→ **Problem to work on**
Quote the whole listing exactly. Leave the pictures out of your copy.

→ **Supplied material**
▶
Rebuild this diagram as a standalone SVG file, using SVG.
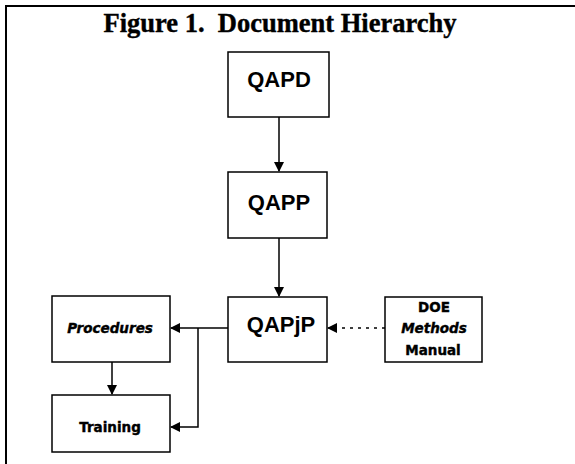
<svg xmlns="http://www.w3.org/2000/svg" width="575" height="464" viewBox="0 0 575 464">
<style>
.box{fill:#fff;stroke:#000;stroke-width:1.5}
.lbl{font-family:"Liberation Sans",Arial,sans-serif;font-weight:bold;text-anchor:middle;fill:#000}
.big{font-size:22px}
.sm{font-family:"DejaVu Sans","Liberation Sans",sans-serif;font-size:13.5px;stroke:#000;stroke-width:0.4}
.it{font-style:italic}
.ln{fill:none;stroke:#000;stroke-width:1.5}
.title{font-family:"Liberation Serif","Times New Roman",serif;font-weight:bold;font-size:26.5px;text-anchor:middle;fill:#000;white-space:pre;stroke:#000;stroke-width:0.4}
</style>
<defs>
<marker id="ah" markerWidth="10" markerHeight="10" refX="9" refY="5" orient="auto" markerUnits="userSpaceOnUse">
<path d="M0,0 L10,5 L0,10 Z" fill="#000"/>
</marker>
</defs>
<rect width="575" height="464" fill="#fff"/>
<g id="frame">
<line x1="5" y1="6" x2="575" y2="6" stroke="#000" stroke-width="2"/>
<line x1="6" y1="5" x2="6" y2="464" stroke="#000" stroke-width="2"/>
</g>
<text class="title" x="280" y="32">Figure 1.  Document Hierarchy</text>
<g id="connectors">
<line class="ln" x1="279" y1="117" x2="279" y2="171" marker-end="url(#ah)"/>
<line class="ln" x1="279" y1="238" x2="279" y2="296" marker-end="url(#ah)"/>
<line class="ln" x1="228" y1="328" x2="171" y2="328" marker-end="url(#ah)"/>
<polyline class="ln" points="198,328 198,427 171,427" marker-end="url(#ah)"/>
<line class="ln" x1="112" y1="362" x2="112" y2="394" marker-end="url(#ah)"/>
<line class="ln" x1="385" y1="328" x2="328" y2="328" stroke-dasharray="3,5" marker-end="url(#ah)"/>
</g>
<g id="qapd">
<rect class="box" x="228" y="52" width="101" height="65"/>
<text class="lbl big" x="279" y="87">QAPD</text>
</g>
<g id="qapp">
<rect class="box" x="228" y="172" width="99" height="66"/>
<text class="lbl big" x="279" y="210">QAPP</text>
</g>
<g id="qapjp">
<rect class="box" x="228" y="297" width="99" height="65"/>
<text class="lbl big" x="281" y="332">QAPjP</text>
</g>
<g id="procedures">
<rect class="box" x="52" y="296" width="118" height="66"/>
<text class="lbl sm it" x="110" y="333">Procedures</text>
</g>
<g id="training">
<rect class="box" x="52" y="395" width="118" height="57"/>
<text class="lbl sm" x="110" y="432">Training</text>
</g>
<g id="doe">
<rect class="box" x="385" y="297" width="97" height="65"/>
<text class="lbl sm" x="434" y="312">DOE</text>
<text class="lbl sm it" x="434" y="333">Methods</text>
<text class="lbl sm" x="433" y="355">Manual</text>
</g>
</svg>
◀
→ **Response**
Rebuild this diagram as a standalone SVG file, using SVG.
<svg xmlns="http://www.w3.org/2000/svg" width="575" height="464" viewBox="0 0 575 464">
<style>
.box{fill:#fff;stroke:#000;stroke-width:1.5}
.lbl{font-family:"Liberation Sans",Arial,sans-serif;font-weight:bold;text-anchor:middle;fill:#000}
.big{font-size:22px}
.sm{font-family:"DejaVu Sans","Liberation Sans",sans-serif;font-size:13.5px;stroke:#000;stroke-width:0.4}
.it{font-style:italic}
.ln{fill:none;stroke:#000;stroke-width:1.5}
.title{font-family:"Liberation Serif","Times New Roman",serif;font-weight:bold;font-size:26.5px;text-anchor:middle;fill:#000;white-space:pre;stroke:#000;stroke-width:0.4}
</style>
<defs>
<marker id="ah" markerWidth="10" markerHeight="10" refX="9" refY="5" orient="auto" markerUnits="userSpaceOnUse">
<path d="M0,0 L10,5 L0,10 Z" fill="#000"/>
</marker>
</defs>
<rect width="575" height="464" fill="#fff"/>
<g id="frame">
<line x1="5" y1="6" x2="575" y2="6" stroke="#000" stroke-width="2"/>
<line x1="6" y1="5" x2="6" y2="464" stroke="#000" stroke-width="2"/>
</g>
<text class="title" x="280" y="32">Figure 1.  Document Hierarchy</text>
<g id="connectors">
<line class="ln" x1="279" y1="117" x2="279" y2="171" marker-end="url(#ah)"/>
<line class="ln" x1="279" y1="238" x2="279" y2="296" marker-end="url(#ah)"/>
<line class="ln" x1="228" y1="328" x2="171" y2="328" marker-end="url(#ah)"/>
<polyline class="ln" points="198,328 198,427 171,427" marker-end="url(#ah)"/>
<line class="ln" x1="112" y1="362" x2="112" y2="394" marker-end="url(#ah)"/>
<line class="ln" x1="385" y1="328" x2="328" y2="328" stroke-dasharray="3,5" marker-end="url(#ah)"/>
</g>
<g id="qapd">
<rect class="box" x="228" y="52" width="101" height="65"/>
<text class="lbl big" x="279" y="87">QAPD</text>
</g>
<g id="qapp">
<rect class="box" x="228" y="172" width="99" height="66"/>
<text class="lbl big" x="279" y="210">QAPP</text>
</g>
<g id="qapjp">
<rect class="box" x="228" y="297" width="99" height="65"/>
<text class="lbl big" x="281" y="332">QAPjP</text>
</g>
<g id="procedures">
<rect class="box" x="52" y="296" width="118" height="66"/>
<text class="lbl sm it" x="110" y="333">Procedures</text>
</g>
<g id="training">
<rect class="box" x="52" y="395" width="118" height="57"/>
<text class="lbl sm" x="110" y="432">Training</text>
</g>
<g id="doe">
<rect class="box" x="385" y="297" width="97" height="65"/>
<text class="lbl sm" x="434" y="312">DOE</text>
<text class="lbl sm it" x="434" y="333">Methods</text>
<text class="lbl sm" x="433" y="355">Manual</text>
</g>
</svg>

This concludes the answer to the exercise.